Loving responses to such people include compassion, self-sacrifice, encounters of affirmation, and maximum patience with their complaints and demands.
But the needy now clustered under the “woke” hierarchy have gained such a critical mass—enabled by politicians, activists, the greedy, the power-hungry—that many well-intentioned people have become enablers, quietly allowing the secular shepherds and sheep of DIY religion to make broadly harmful changes in social mores and rational discourse. Theologian Scott Hahn has called this a kind of “Stockholm Syndrome” response among Catholics.
Why must we resist the DIY toolkit for self-centered religion? The box has no room for forgiveness, empathy, or merciful love; the misled manufacturers assume individuals can block out sin, shame, and sorrow on their own.
Nor does the kit include a God with whom we can be in a helping, healing relationship through good times and bad. Alt-religion designers see this role played by governments, corporations, technologies, social-justice policies, and groups we call our allies. These components cannot heal by making people immune from guilt, shame, and fear; they only make the scourges worse.
Sooner or later, the inadequacy of this DIY toolkit becomes obvious. Remember, many of the “woke” already have given up on religion once, failing to appreciate the real thing. They might be prone to give up on an alt-religion, too, if it does not meet the high standards of their cost-benefit calculus. They may become alt-heretics, returning to the humbling mysteries of more “conventional” faith, if the magical force of history does not propel them to demigod status..

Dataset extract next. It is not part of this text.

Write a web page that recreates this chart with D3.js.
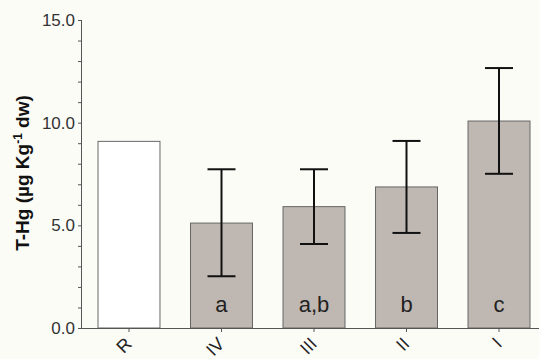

Meanwhile, followers of Christ can provide a valuable, authentic alternative. We must model strong relationships with the Lord and with each other, in families, parishes, and communities. These still draw stability from our humble pursuits of truth and love, our patience with reality’s ups and downs, and our reaching out for supernatural hope. Fortunately, these resources remain available to all through the Catholic Church.
We can respond to the DIY impulse not merely with the aforementioned compassion, but also with a “tough love” that reveals the truths and principles we stand up for. This confidence will give the lie to the alt-theologians who wrongly condemned old-timers’ “pretenses” of faith. Charitably, without combativeness, we can help the disenchanted to see that the common good benefits when the Holy Spirit acts and reality wins.
They will see that their toolkit succeeded only in assembling what is called an ouroboros, a snake swallowing its own tail. These newly hopeful “heretics” will abandon their post-truth doctrines. They will stop merely imitating religion when even secularized people around them are acknowledging (along with old-timers, going back to America’s founders) that a healthy society needs God.